US-China Truce Narrows India’s Export Edge
Following the US-China tariff truce, India’s export advantage is diminishing. The US has reduced combined tariffs on Chinese goods from 145% to 30%, effective for 90 days, while China reciprocates by cutting tariffs on US goods to 10%.
Although Indian goods still face only a 10% US tariff, the narrowing gap reduces India’s competitive edge. With the temporary pause on reciprocal tariffs, Indian exporters are concerned about losing ground in key sectors like garments, plastics, and chemicals.
Trade experts emphasize the need for India to leverage this window to finalize preferential trade agreements with the US, ensuring long-term stability and protecting its share in global markets.
Indian Apple Growers Oppose Turkish Imports Amid Geopolitical Tensions
Indian apple growers are urging the government to halt imports of apples and other horticultural products from Turkiye due to the country’s stance during the recent India-Pakistan conflict. In FY 2023-24, India imported a record 160,000 tonnes of apples from Turkiye.
Growers from Himachal Pradesh, Jammu & Kashmir, and Uttarakhand, represented by the Hill State Horticulture Forum, are leading this demand. They argue that continuing trade with Turkiye undermines national interests.
The request is aimed at Union Agriculture Minister Shivraj Singh Chouhan and Commerce Minister Piyush Goyal, seeking an immediate ban on Turkish horticultural imports to protect local farmers and the Indian economy.
Andhra Pradesh Aims to Build Port-Based Economy
Chief Minister N. Chandrababu Naidu has unveiled a strategic plan to develop a port-based economy by leveraging Andhra Pradesh’s 1,000 km coastline. The initiative includes setting up a port or fishing harbour every 50 km to spur economic growth and job creation.
Key projects include a shipbuilding and repair cluster at Dugarajapatnam in Nellore district, with an estimated investment of ₹13,540 crore from the Centre and land contribution from the state. The project could attract up to ₹26,000 crore in total investment and generate 30,000 jobs.
Naidu also emphasized making cargo movement via Visakhapatnam Port more cost-effective and exploring river cruise tourism circuits to boost the state’s tourism and local economies.
Major Indian Ports Record 4.3% Cargo Handling Growth in FY25
India’s major ports handled 855 million tonnes of cargo in FY 2024-25, a 4.3% increase from the previous year. The growth was driven by higher container throughput (10%), fertilizer cargo (13%), POL cargo (3%), and miscellaneous commodities (31%).

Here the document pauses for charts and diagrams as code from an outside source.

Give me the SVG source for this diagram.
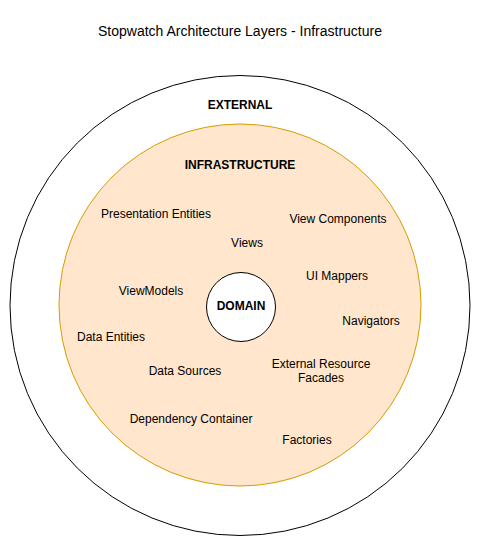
<svg xmlns="http://www.w3.org/2000/svg" width="482" height="546" viewBox="0 0 482 546">
<style>
text{font-family:"Liberation Sans",Arial,Helvetica,sans-serif;font-size:12px;fill:#000;text-anchor:middle;dominant-baseline:central}
.b{font-weight:bold}
.t{font-size:14px}
</style>
<rect width="482" height="546" fill="#fff"/>
<text class="t" x="240" y="31">Stopwatch Architecture Layers - Infrastructure</text>
<g id="external">
<circle cx="240" cy="305.5" r="230" fill="#fff" stroke="#000" stroke-width="1"/>
<text class="b" x="240" y="105">EXTERNAL</text>
</g>
<g id="infrastructure">
<circle cx="240" cy="305" r="181" fill="#ffe6cc" stroke="#d79b00" stroke-width="1"/>
<text class="b" x="240" y="165">INFRASTRUCTURE</text>
<text x="156" y="214">Presentation Entities</text>
<text x="338" y="219">View Components</text>
<text x="247" y="243">Views</text>
<text x="337" y="276">UI Mappers</text>
<text x="151" y="291">ViewModels</text>
<text x="371" y="321">Navigators</text>
<text x="111" y="337">Data Entities</text>
<text x="185" y="371">Data Sources</text>
<text x="321" y="364">External Resource</text>
<text x="321" y="378">Facades</text>
<text x="191" y="419">Dependency Container</text>
<text x="307" y="440">Factories</text>
</g>
<g id="domain">
<circle cx="241" cy="307" r="34.5" fill="#fff" stroke="#000" stroke-width="1"/>
<text class="b" x="241" y="306">DOMAIN</text>
</g>
<g id="connectors"/>
</svg>
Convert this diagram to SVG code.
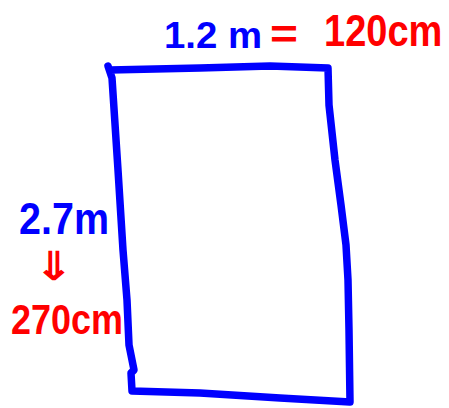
<svg xmlns="http://www.w3.org/2000/svg" width="449" height="408" viewBox="0 0 449 408">
<style>
.b{fill:#0000ff}
.r{fill:#ff0000}
text{font-family:"Liberation Sans",Arial,sans-serif;font-weight:bold}
.shape{fill:none;stroke:#0000ff;stroke-width:7.5;stroke-linecap:round;stroke-linejoin:round}
</style>
<rect width="449" height="408" fill="#ffffff"/>
<g id="rectangle">
<path class="shape" d="M108,66 L112,78 L118,170 L123,250 L127,300 L129,345 L134,370 L131,373 L132,391 L200,393 L280,398 L350,402 L349,330 L348,280 L346,245 L341,205 L335,160 L329,105 L328,68 L270,66 L200,68 L110,70"/>
</g>
<g id="top-label">
<text class="b" x="164" y="48" font-size="37" textLength="98" lengthAdjust="spacingAndGlyphs">1.2 m</text>
<text class="r" x="270" y="48" font-size="40" textLength="28" lengthAdjust="spacingAndGlyphs">=</text>
<text class="r" transform="translate(324,46) scale(1,1.15)" x="0" y="0" font-size="38">120cm</text>
</g>
<g id="left-label">
<text class="b" x="19" y="234" font-size="45" textLength="90" lengthAdjust="spacingAndGlyphs">2.7m</text>
<text class="r" x="34" y="280" font-size="40" textLength="40" lengthAdjust="spacingAndGlyphs" style="font-family:'DejaVu Sans',sans-serif">⇓</text>
<text class="r" x="11" y="334" font-size="43" textLength="112" lengthAdjust="spacingAndGlyphs">270cm</text>
</g>
</svg>
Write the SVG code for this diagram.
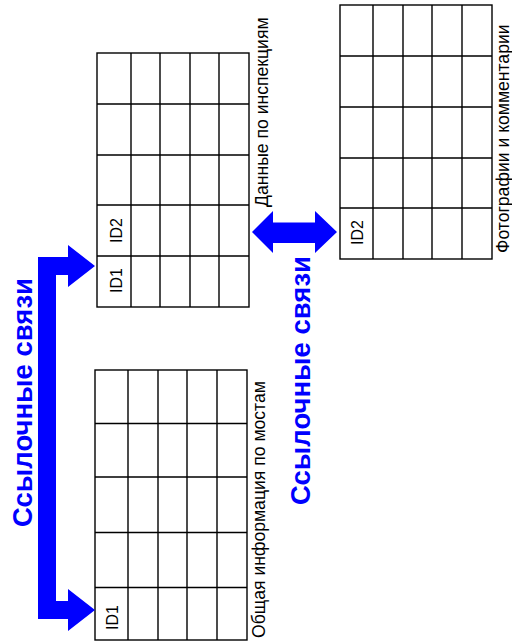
<svg xmlns="http://www.w3.org/2000/svg" width="512" height="643" viewBox="0 0 512 643">
<style>
.grid{fill:#fff;stroke:#000;stroke-width:1.4}
.gl{stroke:#000;stroke-width:1.4}
.lbl{font-family:"Liberation Sans",Arial,sans-serif;font-size:16px;fill:#000}
.cap{font-family:"Liberation Sans",Arial,sans-serif;font-size:17.6px;fill:#000}
.blue{font-family:"Liberation Sans",Arial,sans-serif;font-size:27.5px;font-weight:bold;fill:#0000ff}
.arr{fill:#0000ff}
</style>
<rect width="512" height="643" fill="#fff"/>
<g id="table-bridges">
<rect class="grid" x="95" y="370" width="152" height="270"/>
<path class="gl" d="M128 370V640M158 370V640M187 370V640M217 370V640M95 423.5H247M95 477H247M95 532.5H247M95 587.5H247"/>
<text class="lbl" transform="translate(118,630) rotate(-90)">ID1</text>
<text class="cap" transform="translate(265,638) rotate(-90)">Общая информация по мостам</text>
</g>
<g id="table-inspections">
<rect class="grid" x="97" y="53" width="152" height="254"/>
<path class="gl" d="M131 53V307M160 53V307M190 53V307M219 53V307M97 104H249M97 155H249M97 205H249M97 256H249"/>
<text class="lbl" transform="translate(122,293) rotate(-90)">ID1</text>
<text class="lbl" transform="translate(122,243) rotate(-90)">ID2</text>
<text class="cap" transform="translate(268,207) rotate(-90)">Данные по инспекциям</text>
</g>
<g id="table-photos">
<rect class="grid" x="340" y="5" width="152" height="254"/>
<path class="gl" d="M373 5V259M403 5V259M432 5V259M462 5V259M340 56H492M340 107H492M340 158H492M340 208H492"/>
<text class="lbl" transform="translate(363,245) rotate(-90)">ID2</text>
<text class="cap" transform="translate(509,253) rotate(-90)">Фотографии и комментарии</text>
</g>
<g id="connectors">
<polygon class="arr" points="38,257 68,257 68,245 95,266 68,287 68,275 56,275 56,601 68,601 68,589 95,610 68,631 68,619 38,619"/>
<polygon class="arr" points="252,232 273,211 273,222.5 315,222.5 315,211 337,232 315,253 315,243 273,243 273,253"/>
<text class="blue" transform="translate(32,527) rotate(-90)">Ссылочные связи</text>
<text class="blue" transform="translate(310,505) rotate(-90)">Ссылочные связи</text>
</g>
</svg>
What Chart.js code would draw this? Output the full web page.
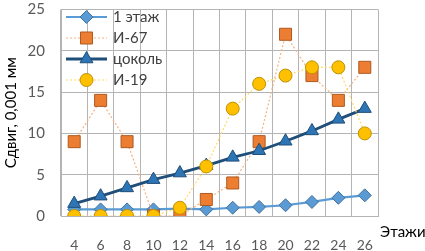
<!DOCTYPE html>
<html><head><meta charset="utf-8">
<script src="https://cdn.jsdelivr.net/npm/chart.js@4"></script>
<style>html,body{margin:0;padding:0;background:#fff}#w{width:425px;height:251px;position:relative}</style>
</head><body><div id="w"><canvas id="c"></canvas></div>
<script>
const categories = ["4","6","8","10","12","14","16","18","20","22","24","26"];
const floor1 = [0.8,0.8,0.8,0.8,0.9,0.8,1.0,1.1,1.3,1.7,2.2,2.5];
const i67 = [9,14,9,0,0,2,4,9,22,17,14,18];
const plinth = [1.5,2.4,3.4,4.4,5.2,6.1,7.1,7.9,9.05,10.3,11.7,13.0];
const i19 = [0,0,0,0,1,6,13,16,17,18,18,10];
const seriesNames = ["1 этаж","И-67","цоколь","И-19"];
const yTicks = [0,5,10,15,20,25];
const FONT = "Lato, 'Open Sans', sans-serif";

const datasets = [
  {label:seriesNames[0], data:floor1, order:4, borderColor:'#5B9BD5', borderWidth:2.2,
   pointStyle:'rectRot', pointRadius:6.5, pointBackgroundColor:'#5B9BD5', pointBorderColor:'#41719C', pointBorderWidth:1},
  {label:seriesNames[1], data:i67, order:3, borderColor:'#F4B183', borderWidth:1.2, borderDash:[2,2],
   pointStyle:'rect', pointRadius:8.5, pointBackgroundColor:'#ED7D31', pointBorderColor:'#AE5A21', pointBorderWidth:1},
  {label:seriesNames[2], data:plinth, order:2, borderColor:'#1F4E79', borderWidth:2.8,
   pointStyle:'triangle', pointRadius:7.5, pointBackgroundColor:'#2E75B6', pointBorderColor:'#1F4E79', pointBorderWidth:1},
  {label:seriesNames[3], data:i19, order:1, borderColor:'#FFD966', borderWidth:1.2, borderDash:[2,2],
   pointStyle:'circle', pointRadius:6.5, pointBackgroundColor:'#FFC000', pointBorderColor:'#BF9000', pointBorderWidth:1}
];
datasets.forEach(d=>{d.tension=0; d.fill=false;});

const legendPlugin = {
  id:'inLegend',
  afterDraw(chart){
    const ctx = chart.ctx;
    const x0 = 66, x1 = 107, tx = 113, y0 = 17, dy = 21;
    ctx.save();
    chart.data.datasets.forEach((d,i)=>{
      const y = y0 + i*dy;
      ctx.beginPath();
      ctx.strokeStyle = d.borderColor; ctx.lineWidth = d.borderWidth;
      ctx.setLineDash(d.borderDash||[]);
      ctx.moveTo(x0,y); ctx.lineTo(x1,y); ctx.stroke();
      ctx.setLineDash([]);
      ctx.fillStyle = d.pointBackgroundColor; ctx.strokeStyle = d.pointBorderColor; ctx.lineWidth = d.pointBorderWidth;
      Chart.helpers.drawPoint(ctx, {pointStyle:d.pointStyle, radius:d.pointRadius, borderWidth:1}, (x0+x1)/2, y);
      ctx.fillStyle = '#404040'; ctx.font = "15px " + FONT; ctx.textBaseline='middle'; ctx.textAlign='left';
      ctx.fillText(d.label, tx, y);
    });
    ctx.fillStyle = '#000'; ctx.font = "15px " + FONT; ctx.textBaseline='middle'; ctx.textAlign='left';
    ctx.fillText("Этажи", 380, 232);
    ctx.restore();
  }
};

new Chart(document.getElementById('c'), {
  type:'line',
  data:{labels:categories, datasets},
  options:{
    responsive:true, maintainAspectRatio:false, animation:false,
    layout:{padding:{left:0, top:7, right:47, bottom:0}},
    plugins:{legend:{display:false}, tooltip:{enabled:false}},
    scales:{
      x:{offset:true, grid:{offset:true, color:'#B4B4B4', lineWidth:1, drawTicks:false},
         border:{color:'#B4B4B4'},
         ticks:{color:'#595959', font:{family:FONT, size:14}, padding:21, maxRotation:0, autoSkip:false},
         afterFit(s){s.height = 35;}},
      y:{min:0, max:25, afterBuildTicks(s){s.ticks = yTicks.map(v=>({value:v}));},
         grid:{color:'#B4B4B4', lineWidth:1, drawTicks:false}, border:{color:'#B4B4B4'},
         ticks:{color:'#595959', font:{family:FONT, size:15}, padding:16},
         title:{display:true, text:'Сдвиг, 0,001 мм', color:'#000', font:{family:FONT, size:15}, padding:{top:2,bottom:0}},
         afterFit(s){s.width = 61; s.paddingTop = 0; s.paddingBottom = 0;}}
    }
  },
  plugins:[legendPlugin]
});
</script></body></html>
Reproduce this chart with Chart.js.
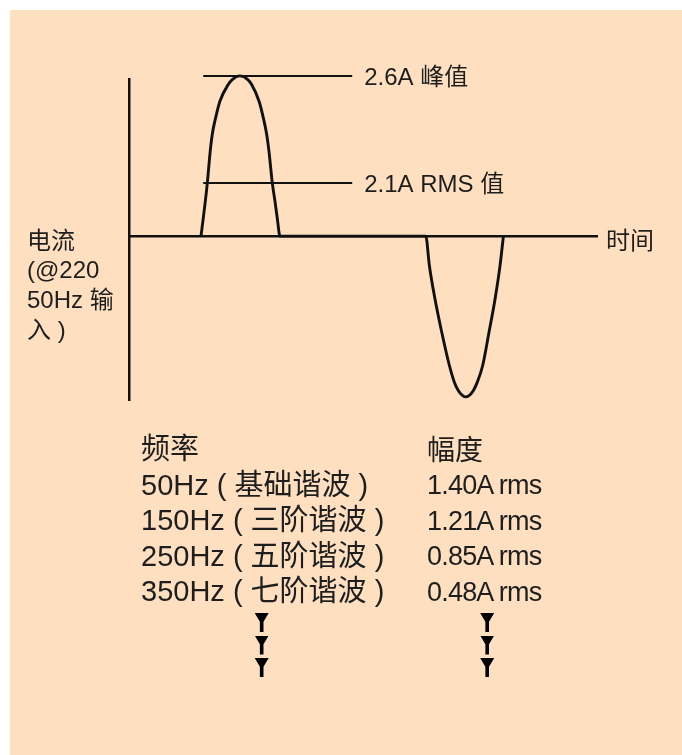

Paradip Port Authority and Deendayal Port Authority both surpassed the 150 MT cargo handling mark for the first time, reflecting their importance in India’s maritime trade network.
Key commodities handled include petroleum, oil, and lubricants (254.5 MT), containers (193.5 MT), and coal (186.6 MT). Increased private investments and land allocations for industrialization are boosting confidence in India’s port-led development.
India Prepares $1.9 Billion Tariff Retaliation Against US Imports
India is considering imposing $1.9 billion in retaliatory tariffs on US imports if a resolution isn’t reached regarding safeguard duties on Indian steel and aluminium exports. The move comes ahead of Commerce Minister Piyush Goyal’s trade delegation visit to Washington.
India has notified the WTO of its intent, leaving a 30-day window for discussions. Potential US products targeted include agricultural goods, petrochemicals, and high-end medical devices.
The retaliatory measures are a response to the Trump administration’s extension of additional tariffs on steel and aluminium imports. India seeks to finalize a trade deal with the US within the 90-day tariff pause, aiming to protect domestic industries and maintain trade balance.